> Given instruction
Find and copy every line in the records that includes the string "this".
——————
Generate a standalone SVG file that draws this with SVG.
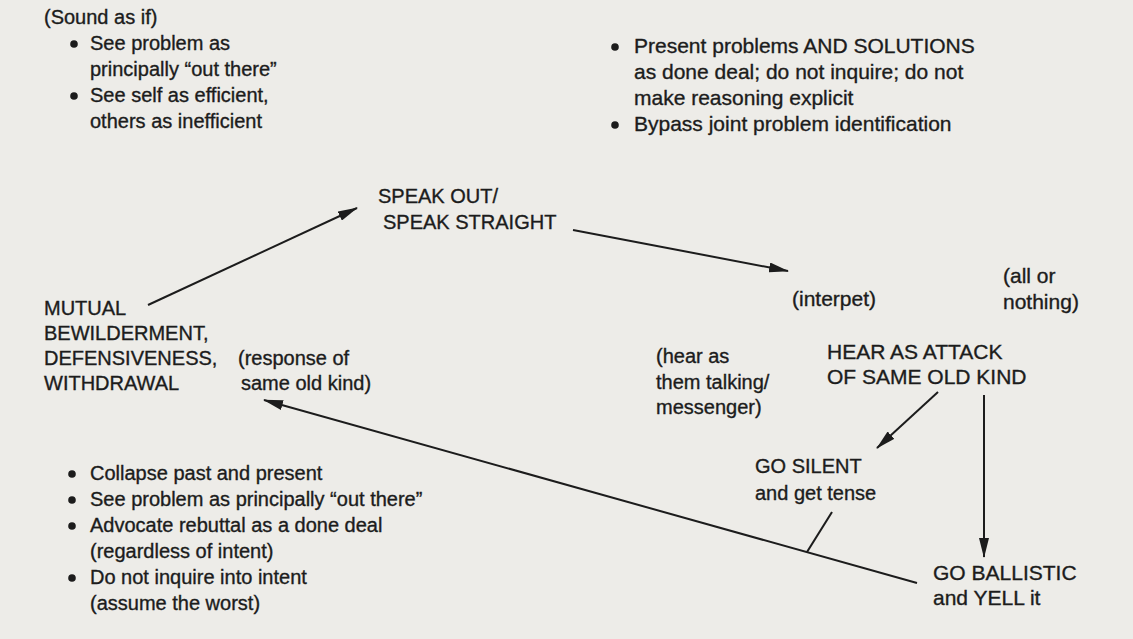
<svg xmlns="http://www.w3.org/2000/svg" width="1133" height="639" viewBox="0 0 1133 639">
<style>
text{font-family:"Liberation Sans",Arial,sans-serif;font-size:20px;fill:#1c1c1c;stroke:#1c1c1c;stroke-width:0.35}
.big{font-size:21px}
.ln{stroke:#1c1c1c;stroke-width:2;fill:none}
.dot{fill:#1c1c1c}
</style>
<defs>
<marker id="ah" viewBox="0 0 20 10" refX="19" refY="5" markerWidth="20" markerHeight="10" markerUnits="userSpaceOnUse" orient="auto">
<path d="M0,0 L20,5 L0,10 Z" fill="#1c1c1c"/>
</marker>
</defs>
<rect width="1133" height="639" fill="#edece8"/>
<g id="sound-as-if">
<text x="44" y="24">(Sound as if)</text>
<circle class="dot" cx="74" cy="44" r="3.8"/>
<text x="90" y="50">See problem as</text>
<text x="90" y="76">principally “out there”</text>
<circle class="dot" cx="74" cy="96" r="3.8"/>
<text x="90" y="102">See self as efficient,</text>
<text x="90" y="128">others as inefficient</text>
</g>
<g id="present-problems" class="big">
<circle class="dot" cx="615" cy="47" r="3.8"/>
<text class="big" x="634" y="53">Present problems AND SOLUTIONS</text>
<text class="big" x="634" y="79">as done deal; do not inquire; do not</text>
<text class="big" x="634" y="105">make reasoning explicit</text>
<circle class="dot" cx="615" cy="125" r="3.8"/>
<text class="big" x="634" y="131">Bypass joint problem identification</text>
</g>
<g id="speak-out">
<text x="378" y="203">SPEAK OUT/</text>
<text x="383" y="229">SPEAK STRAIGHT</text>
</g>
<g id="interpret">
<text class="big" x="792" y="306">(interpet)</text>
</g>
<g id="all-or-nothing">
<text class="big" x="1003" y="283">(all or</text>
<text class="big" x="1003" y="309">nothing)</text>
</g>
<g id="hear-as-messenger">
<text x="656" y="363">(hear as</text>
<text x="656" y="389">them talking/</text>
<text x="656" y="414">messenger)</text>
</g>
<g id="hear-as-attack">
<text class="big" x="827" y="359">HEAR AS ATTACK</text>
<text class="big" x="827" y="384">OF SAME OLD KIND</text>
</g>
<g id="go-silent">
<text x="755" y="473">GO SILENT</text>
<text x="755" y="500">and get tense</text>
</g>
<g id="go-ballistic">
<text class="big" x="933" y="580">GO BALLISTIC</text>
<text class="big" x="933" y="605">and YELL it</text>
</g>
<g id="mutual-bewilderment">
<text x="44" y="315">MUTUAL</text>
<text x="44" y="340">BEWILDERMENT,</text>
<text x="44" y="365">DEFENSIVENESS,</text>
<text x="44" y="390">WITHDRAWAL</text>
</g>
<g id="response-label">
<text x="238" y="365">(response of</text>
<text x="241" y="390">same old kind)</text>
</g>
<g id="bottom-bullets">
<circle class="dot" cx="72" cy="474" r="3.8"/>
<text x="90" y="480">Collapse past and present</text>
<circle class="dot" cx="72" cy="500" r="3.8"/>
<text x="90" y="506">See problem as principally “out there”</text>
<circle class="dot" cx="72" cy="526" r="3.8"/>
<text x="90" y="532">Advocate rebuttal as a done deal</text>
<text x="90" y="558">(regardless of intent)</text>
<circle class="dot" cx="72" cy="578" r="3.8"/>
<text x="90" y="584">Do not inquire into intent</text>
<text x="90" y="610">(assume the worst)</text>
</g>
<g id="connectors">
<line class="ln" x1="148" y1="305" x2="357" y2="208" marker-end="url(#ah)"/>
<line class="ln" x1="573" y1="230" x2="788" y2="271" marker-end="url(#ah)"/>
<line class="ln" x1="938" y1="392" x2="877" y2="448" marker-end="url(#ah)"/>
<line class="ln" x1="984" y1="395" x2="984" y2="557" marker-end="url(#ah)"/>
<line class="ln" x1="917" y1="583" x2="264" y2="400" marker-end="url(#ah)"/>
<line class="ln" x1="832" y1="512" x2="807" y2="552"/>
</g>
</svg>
——————
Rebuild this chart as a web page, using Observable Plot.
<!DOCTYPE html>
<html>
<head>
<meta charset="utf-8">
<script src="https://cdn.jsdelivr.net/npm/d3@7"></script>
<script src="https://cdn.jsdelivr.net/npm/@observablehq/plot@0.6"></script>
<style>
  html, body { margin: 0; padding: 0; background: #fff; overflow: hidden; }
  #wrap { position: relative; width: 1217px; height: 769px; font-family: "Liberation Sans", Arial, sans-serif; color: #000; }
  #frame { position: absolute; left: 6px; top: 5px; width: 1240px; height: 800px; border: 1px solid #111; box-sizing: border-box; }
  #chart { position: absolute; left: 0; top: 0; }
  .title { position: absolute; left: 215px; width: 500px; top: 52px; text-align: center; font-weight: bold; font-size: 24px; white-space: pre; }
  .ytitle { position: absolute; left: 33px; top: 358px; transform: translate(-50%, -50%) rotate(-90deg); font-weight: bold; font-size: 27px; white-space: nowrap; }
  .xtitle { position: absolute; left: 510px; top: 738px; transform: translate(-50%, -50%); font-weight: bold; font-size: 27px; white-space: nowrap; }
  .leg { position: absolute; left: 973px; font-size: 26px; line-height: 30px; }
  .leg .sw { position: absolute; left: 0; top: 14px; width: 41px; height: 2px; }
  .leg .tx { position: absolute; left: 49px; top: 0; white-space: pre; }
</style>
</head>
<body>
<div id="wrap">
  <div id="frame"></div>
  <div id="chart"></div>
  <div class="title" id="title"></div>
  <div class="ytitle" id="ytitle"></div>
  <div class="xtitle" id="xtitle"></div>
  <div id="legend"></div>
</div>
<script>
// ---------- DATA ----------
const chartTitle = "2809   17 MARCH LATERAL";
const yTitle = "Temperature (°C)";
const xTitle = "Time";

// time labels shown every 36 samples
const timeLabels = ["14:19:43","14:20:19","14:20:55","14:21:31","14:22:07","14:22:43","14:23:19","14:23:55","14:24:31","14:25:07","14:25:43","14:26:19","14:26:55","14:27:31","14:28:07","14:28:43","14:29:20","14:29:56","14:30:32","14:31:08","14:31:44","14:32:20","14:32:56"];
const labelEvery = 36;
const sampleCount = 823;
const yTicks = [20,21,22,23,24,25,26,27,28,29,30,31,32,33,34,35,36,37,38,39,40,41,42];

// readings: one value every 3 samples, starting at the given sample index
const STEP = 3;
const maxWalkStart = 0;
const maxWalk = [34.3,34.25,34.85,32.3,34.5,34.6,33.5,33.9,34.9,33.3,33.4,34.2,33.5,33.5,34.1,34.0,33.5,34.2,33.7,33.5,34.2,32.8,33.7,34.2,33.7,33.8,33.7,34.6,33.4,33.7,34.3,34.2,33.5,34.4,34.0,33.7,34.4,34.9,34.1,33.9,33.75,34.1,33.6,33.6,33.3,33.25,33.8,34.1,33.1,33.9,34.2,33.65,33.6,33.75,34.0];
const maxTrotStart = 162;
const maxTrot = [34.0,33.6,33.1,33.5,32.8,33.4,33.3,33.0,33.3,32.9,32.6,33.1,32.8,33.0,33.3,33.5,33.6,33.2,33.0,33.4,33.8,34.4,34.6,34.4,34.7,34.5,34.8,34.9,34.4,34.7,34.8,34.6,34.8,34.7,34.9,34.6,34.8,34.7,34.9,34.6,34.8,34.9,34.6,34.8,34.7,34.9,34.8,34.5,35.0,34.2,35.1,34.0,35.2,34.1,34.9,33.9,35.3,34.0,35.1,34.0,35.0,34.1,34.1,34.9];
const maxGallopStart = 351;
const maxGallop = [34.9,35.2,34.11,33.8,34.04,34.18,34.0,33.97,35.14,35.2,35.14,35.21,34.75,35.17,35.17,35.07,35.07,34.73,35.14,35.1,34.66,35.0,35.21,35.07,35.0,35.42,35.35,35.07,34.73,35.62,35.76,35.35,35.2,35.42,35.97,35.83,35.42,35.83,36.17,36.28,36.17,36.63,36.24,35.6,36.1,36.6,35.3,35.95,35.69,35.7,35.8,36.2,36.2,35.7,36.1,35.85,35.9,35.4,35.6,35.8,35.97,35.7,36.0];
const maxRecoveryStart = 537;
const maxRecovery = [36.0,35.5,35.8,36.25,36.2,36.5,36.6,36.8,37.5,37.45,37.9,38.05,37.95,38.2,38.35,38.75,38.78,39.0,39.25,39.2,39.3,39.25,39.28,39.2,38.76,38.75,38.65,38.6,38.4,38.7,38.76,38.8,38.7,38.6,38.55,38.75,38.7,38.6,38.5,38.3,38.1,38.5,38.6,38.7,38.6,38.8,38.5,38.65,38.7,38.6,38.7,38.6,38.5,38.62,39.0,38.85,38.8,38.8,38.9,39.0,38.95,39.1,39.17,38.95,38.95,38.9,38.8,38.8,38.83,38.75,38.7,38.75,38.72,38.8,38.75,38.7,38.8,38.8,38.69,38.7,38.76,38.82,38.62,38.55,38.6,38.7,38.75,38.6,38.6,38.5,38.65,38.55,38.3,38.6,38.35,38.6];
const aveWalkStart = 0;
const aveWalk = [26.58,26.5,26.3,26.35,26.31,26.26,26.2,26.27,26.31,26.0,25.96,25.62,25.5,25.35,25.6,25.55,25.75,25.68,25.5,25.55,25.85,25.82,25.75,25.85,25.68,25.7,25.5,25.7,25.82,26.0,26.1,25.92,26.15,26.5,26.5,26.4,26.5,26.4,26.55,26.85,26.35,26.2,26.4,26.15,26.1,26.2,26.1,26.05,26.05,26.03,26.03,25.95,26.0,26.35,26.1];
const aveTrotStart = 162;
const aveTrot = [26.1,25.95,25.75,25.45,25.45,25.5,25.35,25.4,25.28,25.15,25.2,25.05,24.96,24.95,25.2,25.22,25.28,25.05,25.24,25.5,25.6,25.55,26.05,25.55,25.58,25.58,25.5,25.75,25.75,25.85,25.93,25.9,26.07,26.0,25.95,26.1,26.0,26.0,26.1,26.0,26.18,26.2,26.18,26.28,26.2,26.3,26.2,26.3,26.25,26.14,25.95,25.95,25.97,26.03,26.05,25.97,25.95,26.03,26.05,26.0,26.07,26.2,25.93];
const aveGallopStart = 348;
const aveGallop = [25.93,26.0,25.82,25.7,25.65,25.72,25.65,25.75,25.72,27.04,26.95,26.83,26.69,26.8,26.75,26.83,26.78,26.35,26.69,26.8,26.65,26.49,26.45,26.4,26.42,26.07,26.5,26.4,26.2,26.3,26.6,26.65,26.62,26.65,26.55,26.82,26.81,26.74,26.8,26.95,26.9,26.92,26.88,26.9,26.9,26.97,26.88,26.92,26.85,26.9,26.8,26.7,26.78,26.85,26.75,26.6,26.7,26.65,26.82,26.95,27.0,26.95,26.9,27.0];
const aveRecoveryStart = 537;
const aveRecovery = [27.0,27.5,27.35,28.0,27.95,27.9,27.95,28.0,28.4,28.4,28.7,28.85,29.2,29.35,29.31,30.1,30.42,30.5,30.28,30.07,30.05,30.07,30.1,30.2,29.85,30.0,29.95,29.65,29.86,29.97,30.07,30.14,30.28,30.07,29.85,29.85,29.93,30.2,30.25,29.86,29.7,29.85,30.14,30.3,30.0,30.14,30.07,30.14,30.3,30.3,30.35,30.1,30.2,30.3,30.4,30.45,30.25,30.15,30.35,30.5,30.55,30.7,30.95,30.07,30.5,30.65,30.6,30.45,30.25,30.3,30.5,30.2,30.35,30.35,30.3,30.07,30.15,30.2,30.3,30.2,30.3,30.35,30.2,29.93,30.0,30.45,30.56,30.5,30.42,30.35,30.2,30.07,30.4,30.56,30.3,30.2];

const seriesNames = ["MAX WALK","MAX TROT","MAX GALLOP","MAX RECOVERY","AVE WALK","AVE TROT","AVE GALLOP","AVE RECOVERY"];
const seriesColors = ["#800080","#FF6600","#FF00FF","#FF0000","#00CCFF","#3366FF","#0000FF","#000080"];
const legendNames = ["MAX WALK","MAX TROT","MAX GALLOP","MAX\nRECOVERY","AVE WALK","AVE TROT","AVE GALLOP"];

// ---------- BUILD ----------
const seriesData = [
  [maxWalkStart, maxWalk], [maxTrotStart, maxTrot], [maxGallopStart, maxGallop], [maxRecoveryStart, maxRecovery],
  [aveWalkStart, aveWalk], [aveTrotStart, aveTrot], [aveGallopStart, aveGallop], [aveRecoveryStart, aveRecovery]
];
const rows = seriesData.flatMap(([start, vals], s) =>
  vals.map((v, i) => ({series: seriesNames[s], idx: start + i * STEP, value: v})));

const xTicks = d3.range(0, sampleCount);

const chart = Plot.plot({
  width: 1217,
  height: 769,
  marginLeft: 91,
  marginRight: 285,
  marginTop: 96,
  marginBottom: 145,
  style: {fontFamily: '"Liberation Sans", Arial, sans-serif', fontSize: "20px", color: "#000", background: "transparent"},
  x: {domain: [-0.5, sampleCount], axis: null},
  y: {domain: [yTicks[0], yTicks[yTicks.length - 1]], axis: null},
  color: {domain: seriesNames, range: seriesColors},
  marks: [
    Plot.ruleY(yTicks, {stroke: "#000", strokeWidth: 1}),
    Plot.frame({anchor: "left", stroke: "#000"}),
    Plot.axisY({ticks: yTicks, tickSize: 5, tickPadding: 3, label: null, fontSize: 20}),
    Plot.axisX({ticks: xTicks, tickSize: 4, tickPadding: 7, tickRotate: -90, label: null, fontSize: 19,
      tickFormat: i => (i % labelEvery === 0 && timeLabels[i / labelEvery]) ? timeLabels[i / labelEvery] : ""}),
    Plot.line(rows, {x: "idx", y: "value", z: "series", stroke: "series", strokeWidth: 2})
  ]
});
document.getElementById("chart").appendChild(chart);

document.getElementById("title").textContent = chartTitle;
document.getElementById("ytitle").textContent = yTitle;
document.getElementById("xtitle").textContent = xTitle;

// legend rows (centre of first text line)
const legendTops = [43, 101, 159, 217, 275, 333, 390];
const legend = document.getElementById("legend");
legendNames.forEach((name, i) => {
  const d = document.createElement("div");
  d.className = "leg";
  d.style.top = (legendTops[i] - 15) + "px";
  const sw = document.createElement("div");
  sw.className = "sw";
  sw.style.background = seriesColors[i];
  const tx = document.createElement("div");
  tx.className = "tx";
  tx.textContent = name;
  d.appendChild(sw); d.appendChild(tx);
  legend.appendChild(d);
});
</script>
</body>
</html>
——————
> Answer for the task
Generate a standalone SVG file that draws this with SVG.
Rebuild this chart as a web page, using Observable Plot.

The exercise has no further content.